Celebrity life of word
Words become celebrities too. Overnight, they shoot from obscurity to stardom, writes Dr Saumya Balsari in her regular column.

Words become celebrities too. Overnight, they shoot from total obscurity to stardom and hover on everyone's lips and crowd the thoughts. Take, for instance, "Cruz", but I hope you agree, that there's nothing more to say about it. Somehow, I don't think hundreds of desis will be dashing off to bestow what is a girl's name in Spanish upon sons who are born confused, anyway. Then there's "tsunami". I was in Mumbai, city of irrepressible spirit and pragmatism, last week. I overheard a smartly dressed young man speak into his mobile phone against a backdrop of skyscrapers at Nariman Point, "Listen, I know those tsunamis will take months to clear, but we should close that deal with the World Bank". A tsunami is now a generic term for an obstacle, a potential disaster that it is possible not only to survive, but to skip sprightly over, like rickety, flimsy hurdles in a school race.
Enjoying the hospitality as a guest at a private Mumbai club, I politely enquired after the health of a friend's mother-in-law. "Oh, don't mention her please, she's a total tsunami!" she shuddered delicately, teeth poised over a plate of panipuri. Clearly, the word did not carry associations of a flimsy hurdle here.
In truth, few of us were on nodding terms with the word before December 2004. It was never invited to conversations over dinner or to linger over dessert, but by January, it was one of the top ten words in the Internet search. Soon there will be a flood of books with titles such as: Wrath of the Tsunami, and The Day The Sea Came Home. Bestsellers in the offing, wouldn't you say? Sting, who may well pen a song about the tsunami, should hurry up before a rapper beats him to it.

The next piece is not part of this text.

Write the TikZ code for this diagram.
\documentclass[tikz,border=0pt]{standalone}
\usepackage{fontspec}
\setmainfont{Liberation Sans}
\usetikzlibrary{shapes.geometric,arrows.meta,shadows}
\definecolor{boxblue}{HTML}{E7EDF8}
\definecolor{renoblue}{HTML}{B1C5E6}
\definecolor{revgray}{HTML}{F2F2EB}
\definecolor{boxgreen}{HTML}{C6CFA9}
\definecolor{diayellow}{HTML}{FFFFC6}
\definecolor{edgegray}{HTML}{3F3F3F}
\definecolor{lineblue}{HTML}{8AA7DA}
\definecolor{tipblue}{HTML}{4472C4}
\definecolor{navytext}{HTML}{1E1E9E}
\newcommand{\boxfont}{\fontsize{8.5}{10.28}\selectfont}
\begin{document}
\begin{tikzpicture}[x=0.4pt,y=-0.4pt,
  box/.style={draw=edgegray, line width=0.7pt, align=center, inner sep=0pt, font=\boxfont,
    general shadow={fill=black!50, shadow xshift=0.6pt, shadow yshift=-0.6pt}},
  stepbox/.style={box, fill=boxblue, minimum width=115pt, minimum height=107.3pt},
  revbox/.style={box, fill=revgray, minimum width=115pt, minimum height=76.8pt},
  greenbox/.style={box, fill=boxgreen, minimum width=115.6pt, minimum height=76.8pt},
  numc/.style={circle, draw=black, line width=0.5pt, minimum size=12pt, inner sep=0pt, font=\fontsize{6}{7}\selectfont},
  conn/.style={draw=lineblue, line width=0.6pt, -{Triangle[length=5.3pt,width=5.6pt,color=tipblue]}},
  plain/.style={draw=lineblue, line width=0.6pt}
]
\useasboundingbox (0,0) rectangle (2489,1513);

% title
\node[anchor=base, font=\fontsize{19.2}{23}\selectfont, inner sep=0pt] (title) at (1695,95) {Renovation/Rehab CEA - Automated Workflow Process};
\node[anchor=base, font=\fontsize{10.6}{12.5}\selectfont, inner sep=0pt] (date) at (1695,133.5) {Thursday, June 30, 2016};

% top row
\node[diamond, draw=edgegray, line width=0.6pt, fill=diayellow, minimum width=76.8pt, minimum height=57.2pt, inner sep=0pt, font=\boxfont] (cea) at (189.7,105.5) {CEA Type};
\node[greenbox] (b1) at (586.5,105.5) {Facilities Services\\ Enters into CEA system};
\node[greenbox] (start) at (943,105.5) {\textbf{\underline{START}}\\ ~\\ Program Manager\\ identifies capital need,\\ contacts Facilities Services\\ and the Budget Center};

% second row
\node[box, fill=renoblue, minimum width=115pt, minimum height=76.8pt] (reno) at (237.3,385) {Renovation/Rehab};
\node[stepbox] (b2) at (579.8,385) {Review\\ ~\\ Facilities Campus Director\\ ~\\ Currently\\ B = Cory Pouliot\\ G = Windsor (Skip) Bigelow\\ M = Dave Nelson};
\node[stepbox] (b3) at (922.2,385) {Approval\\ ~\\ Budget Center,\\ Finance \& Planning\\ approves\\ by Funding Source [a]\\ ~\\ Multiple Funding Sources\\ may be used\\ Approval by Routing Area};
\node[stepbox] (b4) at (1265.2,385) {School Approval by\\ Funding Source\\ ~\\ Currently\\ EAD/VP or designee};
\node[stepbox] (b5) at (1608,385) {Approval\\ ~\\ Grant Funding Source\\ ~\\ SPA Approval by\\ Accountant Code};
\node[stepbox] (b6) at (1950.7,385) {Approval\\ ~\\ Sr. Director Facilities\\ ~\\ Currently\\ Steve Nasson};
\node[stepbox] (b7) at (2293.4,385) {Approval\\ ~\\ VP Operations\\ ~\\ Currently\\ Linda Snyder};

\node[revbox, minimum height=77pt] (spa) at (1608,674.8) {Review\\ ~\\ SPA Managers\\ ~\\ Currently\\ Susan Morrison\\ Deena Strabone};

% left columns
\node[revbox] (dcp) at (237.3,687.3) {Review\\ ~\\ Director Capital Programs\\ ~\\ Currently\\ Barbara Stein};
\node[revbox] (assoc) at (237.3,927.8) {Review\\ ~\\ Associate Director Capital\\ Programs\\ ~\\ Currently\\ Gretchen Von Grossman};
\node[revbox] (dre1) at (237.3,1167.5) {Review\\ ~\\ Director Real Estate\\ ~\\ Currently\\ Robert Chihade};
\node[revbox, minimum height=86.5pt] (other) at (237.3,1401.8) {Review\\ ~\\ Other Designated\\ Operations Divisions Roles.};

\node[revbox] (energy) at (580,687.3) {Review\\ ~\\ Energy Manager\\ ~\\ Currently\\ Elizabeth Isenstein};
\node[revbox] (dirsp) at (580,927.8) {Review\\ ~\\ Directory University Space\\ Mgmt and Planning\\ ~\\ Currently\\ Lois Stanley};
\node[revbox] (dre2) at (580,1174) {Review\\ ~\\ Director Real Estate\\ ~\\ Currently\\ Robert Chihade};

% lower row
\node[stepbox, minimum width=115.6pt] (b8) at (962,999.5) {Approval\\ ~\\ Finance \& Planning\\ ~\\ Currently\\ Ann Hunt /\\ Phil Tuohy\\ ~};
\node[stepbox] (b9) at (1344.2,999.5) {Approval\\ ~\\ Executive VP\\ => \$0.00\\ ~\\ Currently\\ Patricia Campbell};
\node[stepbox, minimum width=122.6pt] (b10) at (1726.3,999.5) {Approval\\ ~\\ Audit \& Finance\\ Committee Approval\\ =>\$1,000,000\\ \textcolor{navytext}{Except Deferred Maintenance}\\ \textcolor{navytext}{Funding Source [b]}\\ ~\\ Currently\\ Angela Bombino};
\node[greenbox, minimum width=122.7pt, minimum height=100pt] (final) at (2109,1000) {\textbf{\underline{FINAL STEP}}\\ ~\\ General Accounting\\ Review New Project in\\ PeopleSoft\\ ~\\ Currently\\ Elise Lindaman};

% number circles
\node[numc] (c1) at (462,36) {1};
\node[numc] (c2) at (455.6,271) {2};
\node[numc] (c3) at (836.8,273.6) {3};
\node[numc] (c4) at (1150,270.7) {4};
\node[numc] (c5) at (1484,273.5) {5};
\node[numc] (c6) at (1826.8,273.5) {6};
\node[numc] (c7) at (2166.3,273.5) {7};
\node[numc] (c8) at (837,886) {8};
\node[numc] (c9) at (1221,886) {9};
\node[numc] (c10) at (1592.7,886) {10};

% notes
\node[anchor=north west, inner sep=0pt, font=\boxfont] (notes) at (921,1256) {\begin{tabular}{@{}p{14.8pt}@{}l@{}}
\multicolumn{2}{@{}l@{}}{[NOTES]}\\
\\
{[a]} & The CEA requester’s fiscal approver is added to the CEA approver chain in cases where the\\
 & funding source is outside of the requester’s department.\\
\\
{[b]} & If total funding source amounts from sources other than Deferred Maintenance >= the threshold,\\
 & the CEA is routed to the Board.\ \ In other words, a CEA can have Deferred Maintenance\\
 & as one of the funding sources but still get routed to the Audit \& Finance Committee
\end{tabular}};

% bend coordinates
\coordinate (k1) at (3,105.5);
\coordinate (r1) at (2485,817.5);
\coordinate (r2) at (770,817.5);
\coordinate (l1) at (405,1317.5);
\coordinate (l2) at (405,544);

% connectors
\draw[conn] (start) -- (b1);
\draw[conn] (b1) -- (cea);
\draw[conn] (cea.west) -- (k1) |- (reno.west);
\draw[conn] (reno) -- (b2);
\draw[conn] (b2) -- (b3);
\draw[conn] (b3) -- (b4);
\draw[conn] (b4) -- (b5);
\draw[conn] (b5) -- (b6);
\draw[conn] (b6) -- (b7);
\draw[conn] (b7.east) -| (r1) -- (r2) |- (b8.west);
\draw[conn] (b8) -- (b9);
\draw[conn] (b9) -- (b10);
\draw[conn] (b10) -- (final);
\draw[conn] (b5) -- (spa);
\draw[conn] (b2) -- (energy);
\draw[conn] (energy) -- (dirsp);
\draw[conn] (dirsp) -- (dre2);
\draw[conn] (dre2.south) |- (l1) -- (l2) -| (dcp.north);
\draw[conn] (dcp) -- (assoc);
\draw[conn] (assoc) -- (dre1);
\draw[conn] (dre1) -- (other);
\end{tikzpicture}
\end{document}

Two months on, "tsunami" is already passé, unless you want to use it to describe the hurdles Prince Charles and Camilla Parker Bowles have to jump before they are legally wed. There is already another celebrity word in currency: "Sudan1". Fortunately, the digit after the word pre-empts any convenient media associations with malnutrition. "Sudan1" will soon be sexed-up, like the other simple things in life in Britain. Just think of the repeated female squeals of "Yes" for a "multiple organic experience" in a current shampoo advert. "Sudan1" has a lot going for it as a celebrity word. For one thing, it has red-hot chilli at it is source, and what's more, it's of Indian origin too, and there is mystery at its heart and a trail of culpability to trace.
As we scurry to check our larders and food cupboards, the word becomes an invisible weapon of terror as we ask where else could Sudan1 be lurking. Could anyone have put the culprit Worcestershire sauce into the tin of custard? Well, you never know. There is one thing, however, that any desi knows - East or West; simple home cooking is the best.
(Saumya Balsari is the author of the comic novel 'The Cambridge Curry Club', and wrote a play for Kali Theatre Company's Futures last year. She has worked as a freelance journalist in London, and is currently writing a second novel.)